What you will do.
Every line below is to be copied exactly, with the pictures left out.

Source material.
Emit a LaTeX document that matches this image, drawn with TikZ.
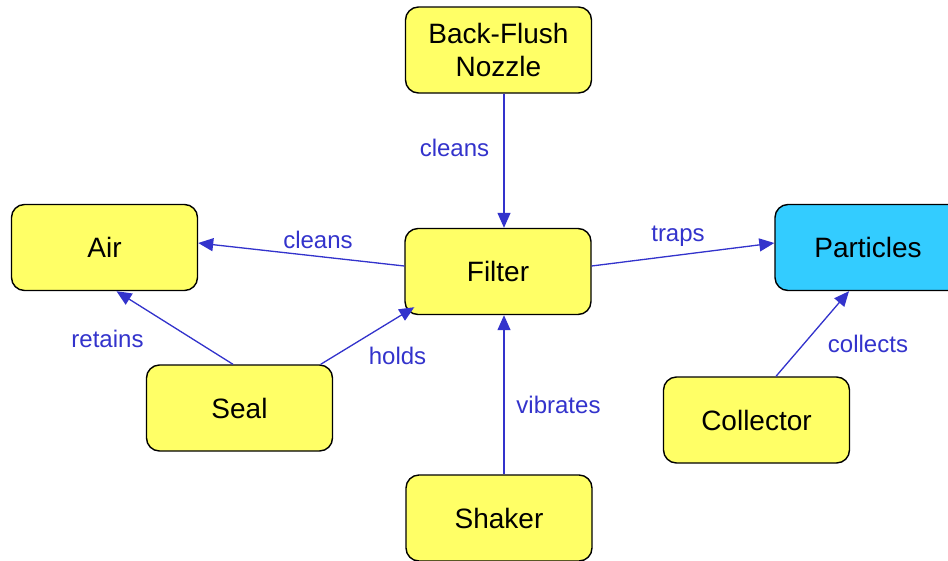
\documentclass[tikz,border=0pt]{standalone}
\usepackage{fontspec}
\setmainfont{Liberation Sans}
\usetikzlibrary{arrows.meta,calc}
\definecolor{boxyellow}{HTML}{FFFF66}
\definecolor{boxcyan}{HTML}{33CCFF}
\definecolor{linkblue}{HTML}{3333CC}
\tikzset{
  concept/.style={draw=black, line width=1.4pt, rounded corners=13pt,
    fill=boxyellow, minimum width=186pt, minimum height=86pt,
    inner sep=0pt, align=center, font=\fontsize{28}{33}\selectfont},
  target/.style={concept, fill=boxcyan},
  link/.style={draw=linkblue, line width=1.3pt,
    -{Triangle[length=15pt,width=13pt]}, fill=linkblue},
  linklabel/.style={text=linkblue, anchor=base, inner sep=0pt,
    font=\fontsize{24}{28}\selectfont}
}
\begin{document}
\begin{tikzpicture}[x=1pt,y=-1pt]
  \clip (0,0) rectangle (948,560);
  \fill[white] (0,0) rectangle (948,560);

  % concept boxes
  \node[concept] (nozzle)    at (498.5,50)   {Back-Flush\\Nozzle};
  \node[concept] (air)       at (104.5,247.5) {Air};
  \node[concept] (filter)    at (498,271.5)  {Filter};
  \node[target]  (particles) at (868,247.5)  {Particles};
  \node[concept] (seal)      at (239.5,408)  {Seal};
  \node[concept] (shaker)    at (499,518)    {Shaker};
  \node[concept] (collector) at (756.5,420)  {Collector};

  % relations
  \draw[link] ($(nozzle.south)+(5.5,0)$) -- ($(filter.north)+(6,0)$);
  \draw[link] ($(filter.west)+(0,-5.5)$) -- ($(air.east)+(0,-4.5)$);
  \draw[link] ($(filter.east)+(0,-5.5)$) -- ($(particles.west)+(0,-4.5)$);
  \draw[link] ($(seal.north)+(-6.5,0)$) -- ($(air.south)+(12,0)$);
  \draw[link] ($(seal.north east)+(-12.5,0)$) -- ($(filter.south west)+(10,-8)$);
  \draw[link] ($(shaker.north)+(5,0)$) -- ($(filter.south)+(6,0)$);
  \draw[link] ($(collector.north)+(19.5,0)$) -- ($(particles.south)+(-19,0)$);

  % relation labels
  \node[linklabel] (lclean1) at (454.5,156) {cleans};
  \node[linklabel] (lclean2) at (318,248)   {cleans};
  \node[linklabel] (ltraps)  at (678,241)   {traps};
  \node[linklabel] (lretain) at (107.5,347) {retains};
  \node[linklabel] (lholds)  at (397.5,364) {holds};
  \node[linklabel] (lvibr)   at (558.5,413) {vibrates};
  \node[linklabel] (lcoll)   at (868,352)   {collects};
\end{tikzpicture}
\end{document}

Output of the exercise.
Emit a LaTeX document that matches this image, drawn with TikZ.
\documentclass[tikz,border=0pt]{standalone}
\usepackage{fontspec}
\setmainfont{Liberation Sans}
\usetikzlibrary{arrows.meta,calc}
\definecolor{boxyellow}{HTML}{FFFF66}
\definecolor{boxcyan}{HTML}{33CCFF}
\definecolor{linkblue}{HTML}{3333CC}
\tikzset{
  concept/.style={draw=black, line width=1.4pt, rounded corners=13pt,
    fill=boxyellow, minimum width=186pt, minimum height=86pt,
    inner sep=0pt, align=center, font=\fontsize{28}{33}\selectfont},
  target/.style={concept, fill=boxcyan},
  link/.style={draw=linkblue, line width=1.3pt,
    -{Triangle[length=15pt,width=13pt]}, fill=linkblue},
  linklabel/.style={text=linkblue, anchor=base, inner sep=0pt,
    font=\fontsize{24}{28}\selectfont}
}
\begin{document}
\begin{tikzpicture}[x=1pt,y=-1pt]
  \clip (0,0) rectangle (948,560);
  \fill[white] (0,0) rectangle (948,560);

  % concept boxes
  \node[concept] (nozzle)    at (498.5,50)   {Back-Flush\\Nozzle};
  \node[concept] (air)       at (104.5,247.5) {Air};
  \node[concept] (filter)    at (498,271.5)  {Filter};
  \node[target]  (particles) at (868,247.5)  {Particles};
  \node[concept] (seal)      at (239.5,408)  {Seal};
  \node[concept] (shaker)    at (499,518)    {Shaker};
  \node[concept] (collector) at (756.5,420)  {Collector};

  % relations
  \draw[link] ($(nozzle.south)+(5.5,0)$) -- ($(filter.north)+(6,0)$);
  \draw[link] ($(filter.west)+(0,-5.5)$) -- ($(air.east)+(0,-4.5)$);
  \draw[link] ($(filter.east)+(0,-5.5)$) -- ($(particles.west)+(0,-4.5)$);
  \draw[link] ($(seal.north)+(-6.5,0)$) -- ($(air.south)+(12,0)$);
  \draw[link] ($(seal.north east)+(-12.5,0)$) -- ($(filter.south west)+(10,-8)$);
  \draw[link] ($(shaker.north)+(5,0)$) -- ($(filter.south)+(6,0)$);
  \draw[link] ($(collector.north)+(19.5,0)$) -- ($(particles.south)+(-19,0)$);

  % relation labels
  \node[linklabel] (lclean1) at (454.5,156) {cleans};
  \node[linklabel] (lclean2) at (318,248)   {cleans};
  \node[linklabel] (ltraps)  at (678,241)   {traps};
  \node[linklabel] (lretain) at (107.5,347) {retains};
  \node[linklabel] (lholds)  at (397.5,364) {holds};
  \node[linklabel] (lvibr)   at (558.5,413) {vibrates};
  \node[linklabel] (lcoll)   at (868,352)   {collects};
\end{tikzpicture}
\end{document}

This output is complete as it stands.